A divergence from the ETF tape
The on-chain picture sits awkwardly next to the regulated product flows. US spot bitcoin ETFs shed about $1 billion in the past week on inflation concerns, with names like IBIT and FBTC posting consecutive red days. Allocators on the registered side are reducing exposure or rotating into shorter-duration instruments.
On-chain wallet growth tells a different story. While ETF holders sell paper claims, a separate population is moving size into self-custody or institutional cold storage at the address level. Both flows can be true at once: ETF investors trim while sovereign, corporate, and high-net-worth holders use the dip to add. The Santiment number does not separate those categories, but the direction of the trend is consistent with accumulation behavior reported by Strategy's recent 24,869 BTC purchase and the 369,000 BTC added to public-company treasuries over the past 12 months.

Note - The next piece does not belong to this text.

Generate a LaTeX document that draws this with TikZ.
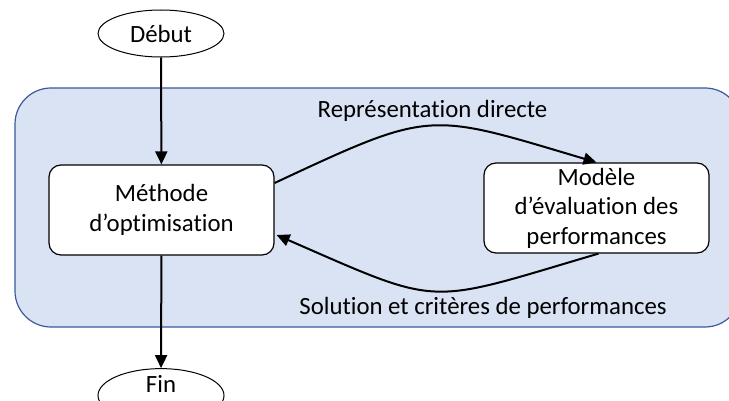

Reading the data carefully
A few caveats matter before drawing strong conclusions:
Exchanges and custodians are part of the count. A single Coinbase, Binance, or Fidelity cold wallet holding tens of thousands of BTC counts as one address. When custodians shuffle inventory between hot and cold storage, the cohort number can move without any underlying buyer activity. Santiment's methodology does try to label known exchange clusters, but coverage is imperfect.
The threshold is fixed in coins, not dollars. At $77,000 per BTC the bar is much lower than it was at the November 2024 highs near $100,000. Some addresses that crossed the 100 BTC line over the past year may have done so via price appreciation on existing holdings rather than fresh purchases. The 11.2% growth still implies net accumulation given how the cohort is calculated, but the magnitude is softer than the headline suggests.
Wallet count is not the same as supply held. The number of addresses can rise while total BTC in the cohort stays flat or falls if larger holders split their stacks across new wallets for operational or security reasons. The combined supply held by 100+ BTC wallets is the more meaningful figure for absolute accumulation, and that data is not in the Santiment snapshot circulated today.
The price context
As of May 19, 2026, BTC sits at $77,182 with a 24-hour change of +0.22%. ETH is at $2,139, up 1.51% on the day, and the broader Fear and Greed Index reads 40, in Neutral territory after weeks closer to Fear. The market is not pricing in panic, but it is not pricing in conviction either.
That makes the wallet-cohort growth more notable. The 100+ BTC count has continued to climb through both the optimistic and pessimistic phases of the past year, suggesting a steady bid from holders who care more about long-horizon positioning than weekly price action. The reverse can also be true: if the cohort starts shrinking even as price recovers, that would be a sharper sell signal than a green daily candle.
Overview
Santiment counts 20,229 BTC wallets holding at least 100 coins as of May 18, 2026, up 11.2% over the past year. The growth has continued through a week where bitcoin fell roughly 5% to $77,182 and US spot ETFs bled around $1 billion. Methodology caveats apply: custodial clusters, fixed coin thresholds, and address splitting can all distort the count. Even so, the direction of the trend is consistent with on-chain accumulation by larger holders while regulated wrappers see redemptions. The two flows can coexist, and right now they are.